Nowhere have I seen accounts of harassing behavior intended to belittle or publicly humiliate Morrissey—whom Genoways had brought with him when he started the Review’s turnaround in 2003. Nowhere are there tales of disproportionate burdens or ridiculous deadlines imposed on Morrissey. Nowhere is there persecution or verbal abuse. Where was the bullying?
Yet in the aftermath, members of Morrissey’s family (from which he had been estranged), said they heard from staffers that he was demoralized by his treatment at work. So the bullying narrative emerged, and off we went.
How come? Why insist on this story line? I think, ironically, that the explanation lies, in part, in the peculiar ethical rules that govern coverage of suicide.
For the journalist a suicide story is always trouble. That’s partly because it’s painful and intrusive. And it’s partly because there’s an irreducible mystery at its core—why?—and the only person who might unlock that mystery, if questioned skillfully enough, is gone.
So you turn to the survivors. And while a reporter normally believes that with proximity comes credibility, that the nearer people are to the news the more valuable they are as sources, that’s often untrue—especially with suicides: The closer people are, the more damaged, baffled, guilt-ridden, emotionally invested, and problematic they’re likely to be as sources.
So the media steer clear. Although suicides claim twice as many lives as murders do, only three types generally make the news: those that take place in public, involve public figures—or exemplify some larger social problem.
Enter workplace bullying. This is a robust area of social science-type research and consultancy, so it’s easy to solicit learned sound bites on how perfectly some headline-worthy affair—no matter how poorly documented or weakly understood—fits a supposedly classic pattern of office abuse.
The result is a suicide that’s now legitimately newsworthy—but only if the reporter skirts the messy personal stuff: How serious was Morrissey’s depression, was he being treated, when did he buy his gun, had he threatened suicide before, how many years since he last spoke to his family, had he clashed with bosses elsewhere, what was that cryptic final note to an old girlfriend about? None of those questions, which touch on intensely private matters, are really addressed—even though they’re unquestionably relevant.

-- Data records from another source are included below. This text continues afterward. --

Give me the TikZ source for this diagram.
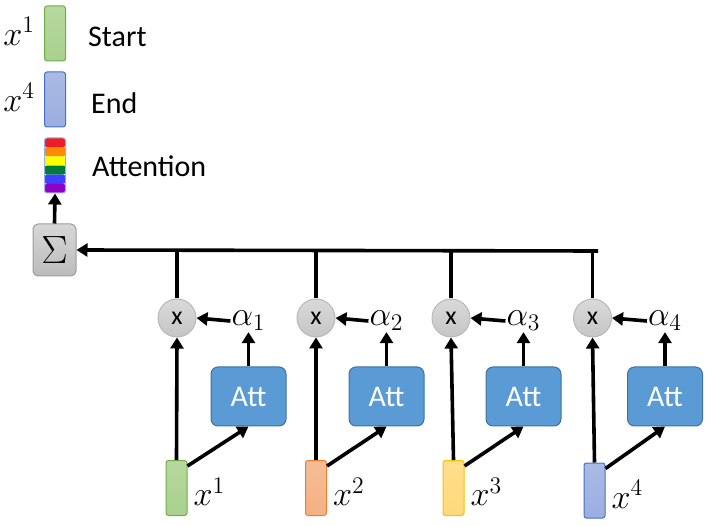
\documentclass[tikz,border=0pt]{standalone}
\usepackage{amsmath}
\usepackage{fontspec}
\setmainfont{Carlito}
\usetikzlibrary{arrows.meta}

\newcommand{\mlab}[2][1.65]{\scalebox{#1}{$#2$}}

\definecolor{greenfill}{HTML}{A9D18E}
\definecolor{greenline}{HTML}{70AD47}
\definecolor{orangefill}{HTML}{F4B183}
\definecolor{orangeline}{HTML}{ED7D31}
\definecolor{yellowfill}{HTML}{FFD97A}
\definecolor{yellowline}{HTML}{FFC000}
\definecolor{bluefill}{HTML}{9BAEE0}
\definecolor{blueline}{HTML}{4472C4}
\definecolor{attblue}{HTML}{5B9BD5}
\definecolor{attline}{HTML}{41719C}
\definecolor{mulgray}{HTML}{D0D0D0}
\definecolor{mulline}{HTML}{B8B8B8}
\definecolor{rbred}{HTML}{EE1C24}
\definecolor{rborange}{HTML}{FF8A00}
\definecolor{rbyellow}{HTML}{FFFF00}
\definecolor{rbgreen}{HTML}{007A3D}
\definecolor{rbblue}{HTML}{3F3FFF}
\definecolor{rbpurple}{HTML}{9000C8}

\tikzset{
  barshape/.style={rounded corners=2.5pt, line width=1pt, minimum width=21pt,
    minimum height=55pt, inner sep=0pt},
  bar/.style={barshape, draw=#1line, top color=#1fill!85!white, bottom color=#1fill},
  attbox/.style={draw=attline, fill=attblue, rounded corners=7pt, line width=1pt,
    minimum width=75pt, minimum height=59pt, text=white,
    font=\fontsize{30}{32}\selectfont},
  mul/.style={circle, draw=mulline, top color=mulgray!80!white, bottom color=mulgray!95!black,
    minimum size=38pt, inner sep=0pt, line width=1pt, font=\fontsize{26}{28}\selectfont},
  sumbox/.style={draw=mulline!85!black, top color=mulgray!85!white, bottom color=mulgray!90!black,
    rounded corners=5pt, line width=1pt, minimum width=43pt, minimum height=52pt,
    inner sep=0pt, font=\fontsize{20.74}{22}\selectfont},
  label/.style={font=\fontsize{30}{32}\selectfont, anchor=west, inner sep=0pt},
  mlabel/.style={font=\fontsize{20.74}{22}\selectfont, inner sep=1pt},
  conn/.style={line width=3.6pt, -{Triangle[length=11pt,width=13pt]}},
  plain/.style={line width=3.6pt},
}

\begin{document}
\begin{tikzpicture}[x=1pt,y=-1pt]
  \useasboundingbox (0,0) rectangle (715,526);

  % legend
  \node[bar=green] (startbar) at (55,33.5) {};
  \node[mlabel, anchor=east] (startx) at ([xshift=-8pt,yshift=2pt]startbar.west) {\mlab{x^1}};
  \node[label] (starttxt) at (88,37) {Start};
  \node[bar=blue] (endbar) at (55,99.5) {};
  \node[mlabel, anchor=east] (endx) at ([xshift=-8pt,yshift=2pt]endbar.west) {\mlab{x^4}};
  \node[label] (endtxt) at (91,103) {End};
  \node[barshape, draw=bluefill, path picture={
      \foreach \c [count=\i from 0] in {rbred,rborange,rbyellow,rbgreen,rbblue,rbpurple}
        \fill[\c] ([yshift=-\i*9.17pt]path picture bounding box.north west)
          rectangle ([yshift=-\i*9.17pt-9.17pt]path picture bounding box.north east);
    }] (attbar) at (55,165.5) {};
  \node[label] (atttxt) at (92,166) {Attention};

  % sum
  \node[sumbox] (sum) at (54.5,250) {\mlab[1.9]{\Sigma}};
  \draw[conn] (sum.north) -- (attbar.south);
  \coordinate (hend) at (598,251);
  \draw[conn] (hend) -- (sum.east);

  % columns
  \foreach \i/\mx/\ax/\bx/\by/\col in {1/177/248.5/176.5/488/green,
      2/316/386.5/316/488/orange, 3/451/523.5/453.5/488/yellow,
      4/592.5/665/594.5/490.5/blue} {
    \node[mul] (m\i) at (\mx,318) {x};
    \node[attbox] (a\i) at (\ax,396.5) {Att};
    \node[mlabel] (al\i) at (\ax,321) {\mlab{\alpha_{\i}}};
    \node[bar=\col] (b\i) at (\bx,\by) {};
    \node[mlabel, anchor=west] (x\i) at ([xshift=5pt,yshift=-4pt]b\i.east) {\mlab{x^{\i}}};
    \draw[plain] (m\i.north) -- (m\i.north |- hend);
    \draw[conn] (al\i.west) -- (m\i.east);
    \draw[conn] (a\i.north) -- (a\i.north |- al\i.south);
    \draw[conn] (b\i.north) -- (m\i.south);
    \draw[conn] ([yshift=-6pt]b\i.north east) -- (a\i.south);
  }
\end{tikzpicture}
\end{document}
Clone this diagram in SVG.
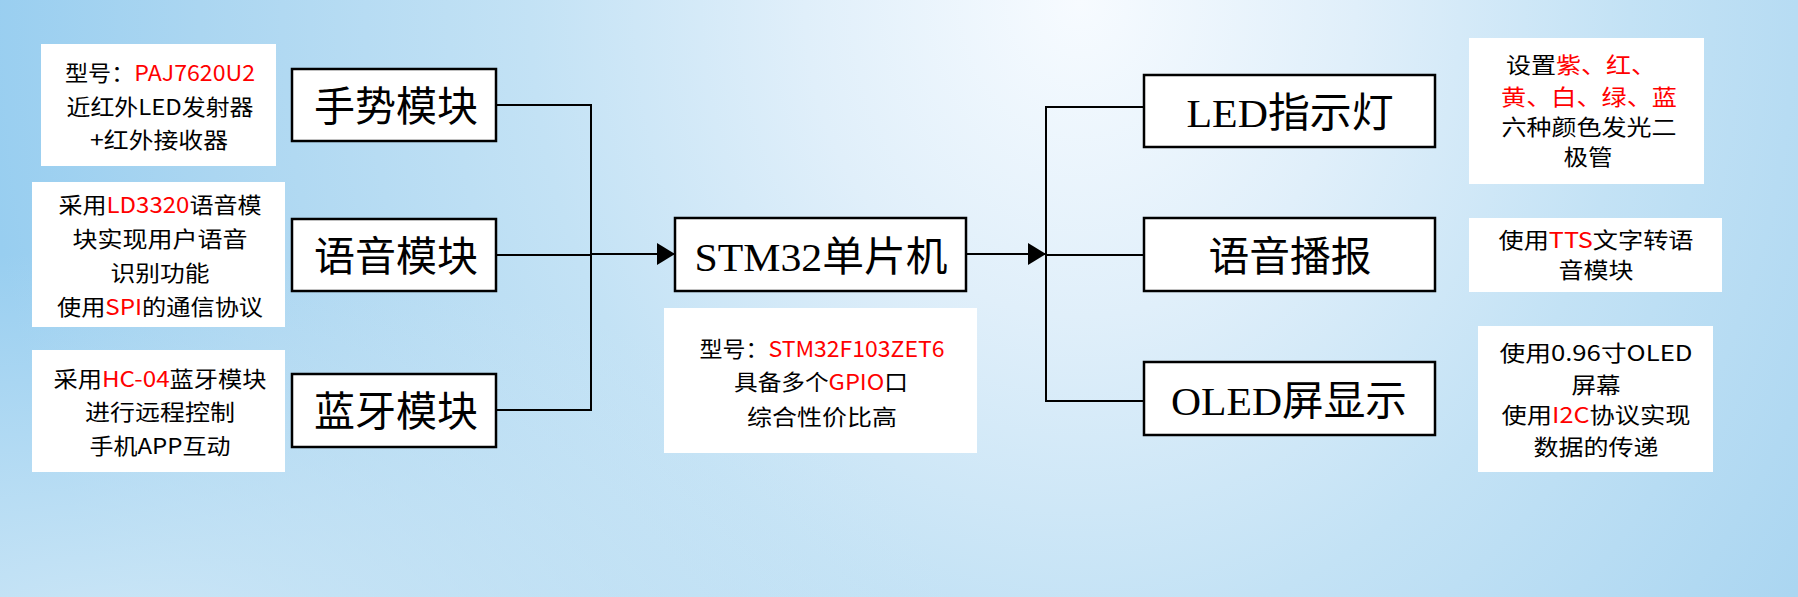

That’s because under the ethical strictures journalists subscribe to, if Morrissey died because he was lonely and despondent and dead-ended and because he over-reacted to routine workplace miseries, his suicide wouldn’t be any of the public’s business. It wouldn’t be a story.
So there’s an inherent professional reason to soft-pedal evidence of personal pathology, and to tilt the coverage toward this hot new social malady.
To think that compassionate ethical concerns would produce such bias is troubling. Equally troubling, in view of the media-fueled clamor for a sweeping university inquiry, is the possibility that the legacy of Morrissey’s death will be the death of the publication for which he worked so hard.